- **Data lines**:
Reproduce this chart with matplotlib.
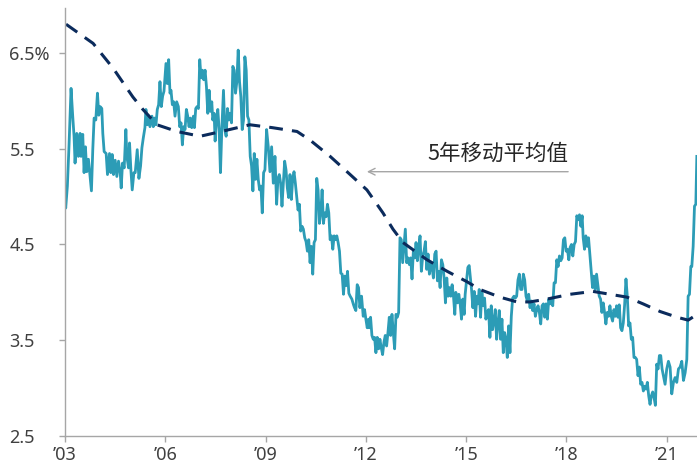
import matplotlib
matplotlib.use("Agg")
import matplotlib.pyplot as plt

plt.rcParams['font.family'] = ['Noto Sans', 'Noto Sans CJK SC', 'DejaVu Sans']

# weekly yield (%)
years = [
    2003.00, 2003.02, 2003.07, 2003.12, 2003.18, 2003.23, 2003.27, 2003.30, 2003.35, 2003.40,
    2003.45, 2003.48, 2003.53, 2003.57, 2003.61, 2003.65, 2003.70, 2003.75, 2003.79, 2003.83,
    2003.87, 2003.92, 2003.97, 2004.01, 2004.05, 2004.10, 2004.13, 2004.17, 2004.23, 2004.27,
    2004.33, 2004.37, 2004.41, 2004.45, 2004.50, 2004.55, 2004.60, 2004.65, 2004.68, 2004.72,
    2004.77, 2004.82, 2004.85, 2004.90, 2004.93, 2004.97, 2005.01, 2005.06, 2005.10, 2005.16,
    2005.21, 2005.26, 2005.30, 2005.34, 2005.39, 2005.42, 2005.46, 2005.50, 2005.54, 2005.60,
    2005.64, 2005.68, 2005.72, 2005.76, 2005.80, 2005.84, 2005.88, 2005.92, 2005.96, 2006.02,
    2006.06, 2006.10,
    2006.14, 2006.17, 2006.21, 2006.25, 2006.29, 2006.34, 2006.39, 2006.43, 2006.47, 2006.51,
    2006.55, 2006.59, 2006.63, 2006.67, 2006.71, 2006.75, 2006.79, 2006.84, 2006.87, 2006.91,
    2006.95, 2006.99, 2007.03, 2007.07, 2007.11, 2007.15, 2007.19, 2007.23, 2007.27, 2007.31,
    2007.35, 2007.39, 2007.42, 2007.46, 2007.49, 2007.53, 2007.57, 2007.61, 2007.65, 2007.69,
    2007.74, 2007.78, 2007.82, 2007.86, 2007.90, 2007.94, 2007.98, 2008.02, 2008.06, 2008.10,
    2008.14, 2008.18, 2008.22, 2008.26, 2008.30, 2008.34, 2008.38, 2008.42, 2008.46, 2008.50,
    2008.54, 2008.58, 2008.62, 2008.66, 2008.70, 2008.74, 2008.78, 2008.82, 2008.86, 2008.90,
    2008.94, 2008.98, 2009.03, 2009.08, 2009.13, 2009.18, 2009.23, 2009.28,
    2009.33, 2009.37, 2009.41, 2009.45, 2009.49, 2009.53, 2009.57, 2009.61, 2009.65, 2009.69,
    2009.73, 2009.77, 2009.81, 2009.85, 2009.89, 2009.93, 2009.97, 2010.01, 2010.05, 2010.09,
    2010.13, 2010.17, 2010.21, 2010.25, 2010.29, 2010.33, 2010.37, 2010.41, 2010.45, 2010.49,
    2010.53, 2010.57, 2010.61, 2010.65, 2010.69, 2010.73, 2010.77, 2010.81, 2010.85, 2010.89,
    2010.93, 2010.97, 2011.01, 2011.05, 2011.09, 2011.13, 2011.17, 2011.21, 2011.25, 2011.29,
    2011.33, 2011.37, 2011.41, 2011.45, 2011.49, 2011.53, 2011.58, 2011.63, 2011.66, 2011.70,
    2011.74, 2011.78, 2011.82, 2011.87, 2011.92, 2011.96, 2012.00, 2012.04, 2012.08,
    2012.10, 2012.14, 2012.18, 2012.22, 2012.26, 2012.30, 2012.34, 2012.38, 2012.42, 2012.46,
    2012.50, 2012.54, 2012.58, 2012.62, 2012.66, 2012.70, 2012.74, 2012.78, 2012.82, 2012.86,
    2012.90, 2012.94, 2012.98, 2013.02, 2013.06, 2013.10, 2013.14, 2013.18, 2013.22, 2013.26,
    2013.30, 2013.34, 2013.38, 2013.42, 2013.46, 2013.50, 2013.54, 2013.58, 2013.62, 2013.66,
    2013.70, 2013.74, 2013.78, 2013.82, 2013.86, 2013.90, 2013.94, 2013.98, 2014.02, 2014.06,
    2014.10, 2014.14, 2014.18, 2014.22, 2014.26, 2014.30, 2014.34, 2014.38, 2014.42, 2014.46,
    2014.50, 2014.54, 2014.58, 2014.62, 2014.66, 2014.69, 2014.74, 2014.78, 2014.82, 2014.86,
    2014.90, 2014.94, 2014.97, 2015.01, 2015.05, 2015.09,
    2015.16, 2015.20, 2015.24, 2015.28, 2015.32, 2015.35, 2015.39, 2015.43, 2015.47, 2015.51,
    2015.55, 2015.59, 2015.63, 2015.67, 2015.71, 2015.75, 2015.79, 2015.83, 2015.87, 2015.91,
    2015.95, 2015.99, 2016.03, 2016.07, 2016.11, 2016.15, 2016.19, 2016.23, 2016.27, 2016.31,
    2016.35, 2016.39, 2016.43, 2016.47, 2016.51, 2016.55, 2016.59, 2016.63, 2016.67, 2016.71,
    2016.75, 2016.79, 2016.83, 2016.87, 2016.91, 2016.95, 2016.99, 2017.03, 2017.07, 2017.11,
    2017.15, 2017.19, 2017.23, 2017.27, 2017.31, 2017.35, 2017.39, 2017.43, 2017.47, 2017.51,
    2017.55, 2017.59, 2017.63, 2017.67, 2017.71, 2017.75, 2017.79, 2017.83, 2017.87, 2017.91,
    2017.95, 2017.99, 2018.03, 2018.07,
    2018.11, 2018.15, 2018.19, 2018.23, 2018.27, 2018.31, 2018.35, 2018.39, 2018.43, 2018.47,
    2018.50, 2018.54, 2018.58, 2018.62, 2018.66, 2018.70, 2018.74, 2018.78, 2018.82, 2018.86,
    2018.90, 2018.94, 2018.98, 2019.02, 2019.06, 2019.10, 2019.14, 2019.18, 2019.22, 2019.26,
    2019.30, 2019.34, 2019.38, 2019.42, 2019.46, 2019.50, 2019.54, 2019.58, 2019.62, 2019.66,
    2019.70, 2019.74, 2019.78, 2019.82, 2019.86, 2019.90, 2019.94, 2019.98, 2020.02, 2020.06,
    2020.10, 2020.14, 2020.18, 2020.22, 2020.26, 2020.30, 2020.34, 2020.38, 2020.42, 2020.46,
    2020.50, 2020.54, 2020.58, 2020.62, 2020.66, 2020.70, 2020.74, 2020.78, 2020.82, 2020.86,
    2020.90, 2020.95, 2021.00, 2021.05, 2021.10, 2021.15, 2021.20, 2021.25, 2021.30, 2021.35,
    2021.40, 2021.45, 2021.50, 2021.55, 2021.60, 2021.64, 2021.68, 2021.72, 2021.75, 2021.79,
    2021.83, 2021.87, 2021.89, 2021.90,
]
yields = [
    4.99, 4.88, 5.11, 5.54, 6.13, 5.84, 5.63, 5.35, 5.66, 5.42,
    5.66, 5.42, 5.65, 5.25, 5.52, 5.26, 5.39, 5.21, 5.06, 5.49,
    5.82, 5.80, 6.08, 5.85, 5.94, 5.92, 5.66, 5.47, 5.45, 5.23,
    5.45, 5.25, 5.44, 5.23, 5.38, 5.21, 5.37, 5.25, 5.09, 5.35,
    5.30, 5.70, 5.42, 5.30, 5.56, 5.28, 5.07, 5.25, 5.25, 5.49,
    5.19, 5.32, 5.51, 5.61, 5.72, 5.91, 5.75, 5.84, 5.73, 5.84,
    5.73, 5.82, 5.75, 5.91, 5.96, 6.20, 5.94, 6.05, 6.10, 6.39,
    6.18, 6.43,
    6.08, 6.11, 5.96, 5.99, 5.84, 5.99, 5.94, 5.73, 5.77, 5.54,
    5.73, 5.70, 5.91, 5.84, 5.73, 5.82, 5.72, 5.84, 5.72, 5.92,
    5.94, 5.92, 6.43, 6.24, 6.32, 6.22, 6.32, 6.15, 5.87, 6.11,
    5.89, 5.99, 5.80, 5.87, 5.58, 5.80, 5.91, 5.70, 5.25, 5.70,
    6.11, 5.70, 5.63, 5.92, 5.80, 5.87, 5.77, 6.36, 6.32, 6.08,
    6.20, 6.53, 6.20, 6.04, 5.70, 5.80, 6.46, 6.32, 5.84, 5.80,
    5.42, 5.32, 5.06, 5.45, 5.18, 5.39, 5.18, 5.07, 5.11, 4.83,
    5.25, 5.28, 5.70, 5.52, 5.26, 5.52, 5.14, 5.42,
    4.92, 5.19, 5.23, 5.14, 4.90, 5.14, 5.37, 5.28, 5.09, 4.99,
    5.23, 4.97, 5.18, 5.26, 5.14, 5.00, 4.86, 4.92, 4.64, 4.69,
    4.66, 4.57, 4.53, 4.43, 4.55, 4.31, 4.48, 4.19, 4.52, 4.55,
    5.19, 5.07, 4.72, 4.83, 5.07, 4.72, 4.83, 4.79, 4.92, 4.83,
    4.55, 4.59, 4.45, 4.59, 4.55, 4.59, 4.52, 4.43, 4.20, 4.19,
    3.98, 4.17, 4.07, 4.22, 3.99, 3.96, 3.93, 3.87, 3.84, 3.81,
    4.08, 4.05, 3.84, 3.96, 3.75, 3.82, 3.72, 3.63, 3.72,
    3.63, 3.74, 3.55, 3.51, 3.53, 3.37, 3.53, 3.41, 3.51, 3.42,
    3.35, 3.48, 3.55, 3.44, 3.58, 3.74, 3.55, 3.77, 3.58, 3.41,
    3.77, 3.74, 3.79, 4.57, 4.55, 4.31, 4.48, 4.66, 4.31, 4.36,
    4.29, 4.36, 4.14, 4.43, 4.36, 4.52, 4.33, 4.47, 4.59, 4.22,
    4.38, 4.43, 4.53, 4.24, 4.40, 4.19, 4.31, 4.26, 4.15, 4.40,
    4.43, 4.12, 4.22, 4.05, 4.34, 4.29, 4.15, 3.89, 4.15, 3.96,
    4.05, 3.96, 4.08, 3.96, 3.77, 4.00, 3.89, 3.98, 3.88, 3.72,
    3.93, 3.77, 3.98, 4.12, 4.26, 4.28,
    4.03, 3.84, 4.01, 3.75, 3.96, 3.88, 4.03, 3.74, 4.00, 3.86,
    3.94, 3.72, 3.79, 3.82, 3.53, 3.86, 3.61, 3.70, 3.82, 3.51,
    3.68, 3.81, 3.51, 3.72, 3.37, 3.58, 3.51, 3.32, 3.65, 3.37,
    3.75, 3.94, 3.96, 3.94, 3.96, 4.13, 4.19, 4.03, 4.03, 4.19,
    4.13, 3.96, 3.91, 3.98, 3.84, 3.91, 3.81, 3.88, 3.75, 3.82,
    3.86, 3.79, 3.67, 3.86, 3.88, 3.74, 3.88, 3.72, 3.93, 3.88,
    3.93, 3.86, 4.10, 4.10, 4.34, 4.27, 4.38, 4.33, 4.36, 4.55,
    4.57, 4.43, 4.45, 4.34,
    4.47, 4.50, 4.38, 4.50, 4.53, 4.80, 4.76, 4.81, 4.69, 4.80,
    4.57, 4.45, 4.59, 4.48, 4.57, 4.40, 4.24, 4.05, 4.17, 4.03,
    4.19, 4.07, 3.96, 3.93, 3.79, 3.89, 3.79, 3.67, 3.79, 3.75,
    3.86, 3.75, 3.70, 3.82, 3.75, 3.86, 3.74, 3.87, 3.63, 3.60,
    3.68, 3.87, 4.14, 3.96, 3.65, 3.68, 3.51, 3.53, 3.32, 3.32,
    3.30, 3.13, 3.22, 3.04, 3.06, 2.97, 3.02, 2.99, 3.06, 2.92,
    2.83, 2.92, 2.96, 2.90, 2.82, 3.25, 3.20, 3.34, 3.34, 3.20,
    3.13, 3.04, 3.20, 3.28, 3.22, 2.94, 3.06, 3.11, 3.06, 3.20,
    3.22, 3.28, 3.08, 3.16, 3.30, 3.96, 3.98, 4.27, 4.27, 4.48,
    4.90, 4.92, 5.28, 5.42,
]

# 5-year moving average
ma_years = [2003.03, 2003.84, 2004.44, 2005.03, 2005.33, 2005.75, 2006.35, 2007.04, 2007.55, 2008.53,
            2009.20, 2009.94, 2010.33, 2010.93, 2011.53, 2012.03, 2012.51, 2012.81, 2013.11, 2013.83,
            2014.43, 2015.03, 2015.41, 2016.01, 2016.52, 2016.91, 2017.42, 2018.11, 2018.79, 2019.30,
            2019.81, 2020.29, 2020.80, 2021.31, 2021.64, 2021.91]
ma_values = [6.80, 6.60, 6.34, 6.04, 5.91, 5.75, 5.68, 5.63, 5.67, 5.75,
             5.72, 5.68, 5.59, 5.42, 5.23, 5.07, 4.83, 4.66, 4.52, 4.34,
             4.22, 4.11, 4.03, 3.95, 3.90, 3.90, 3.93, 3.98, 4.01, 3.98,
             3.95, 3.88, 3.80, 3.74, 3.71, 3.77]

xticks = [2003, 2006, 2009, 2012, 2015, 2018, 2021]
xlabels = ["\u201903", "\u201906", "\u201909", "\u201912", "\u201915", "\u201918", "\u201921"]
yticks = [2.5, 3.5, 4.5, 5.5, 6.5]
ylabels = ["2.5", "3.5", "4.5", "5.5", "6.5%"]

fig = plt.figure(figsize=(6.97, 4.68), dpi=100)
ax = fig.add_axes([0.0933, 0.0684, 0.9067, 0.9146])

ax.plot(years, yields, color="#2C9CB6", lw=2.0, solid_joinstyle="round")
ax.plot(ma_years, ma_values, color="#0B2B5C", lw=2.2, linestyle=(0, (4.5, 3)))

ax.annotate("", xy=(2012.03, 5.26), xytext=(2018.05, 5.26),
            arrowprops=dict(arrowstyle="->", color="#A6A6A6", lw=1.0,
                            shrinkA=0, shrinkB=0, mutation_scale=12))
ax.text(2018.05, 5.45, "5年移动平均值", ha="right", va="center",
        fontsize=15.5, color="#262626", family=["Noto Sans CJK SC", "DejaVu Sans"])

ax.set_xlim(2003, 2021.905)
ax.set_ylim(2.5, 6.97)
ax.set_xticks(xticks)
ax.set_xticklabels(xlabels)
ax.set_yticks(yticks)
ax.set_yticklabels(ylabels, ha="left")

for s in ["top", "right"]:
    ax.spines[s].set_visible(False)
for s in ["left", "bottom"]:
    ax.spines[s].set_color("#A6A6A6")
    ax.spines[s].set_linewidth(1.0)

ax.tick_params(axis="both", colors="#A6A6A6", length=4, width=1.0,
               labelsize=13, labelcolor="#404040")
ax.tick_params(axis="y", pad=36)
ax.tick_params(axis="x", pad=3)

fig.savefig("out.png", dpi=100)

- **Exercise**: Copy nothing but the lines from the top of the material through the line holding "plt.rcParams['font.family'] = ['Noto", exactly as written; omit pictures.

- **Output**:
Reproduce this chart with matplotlib.
import matplotlib
matplotlib.use("Agg")
import matplotlib.pyplot as plt

plt.rcParams['font.family'] = ['Noto Sans', 'Noto Sans CJK SC', 'DejaVu Sans']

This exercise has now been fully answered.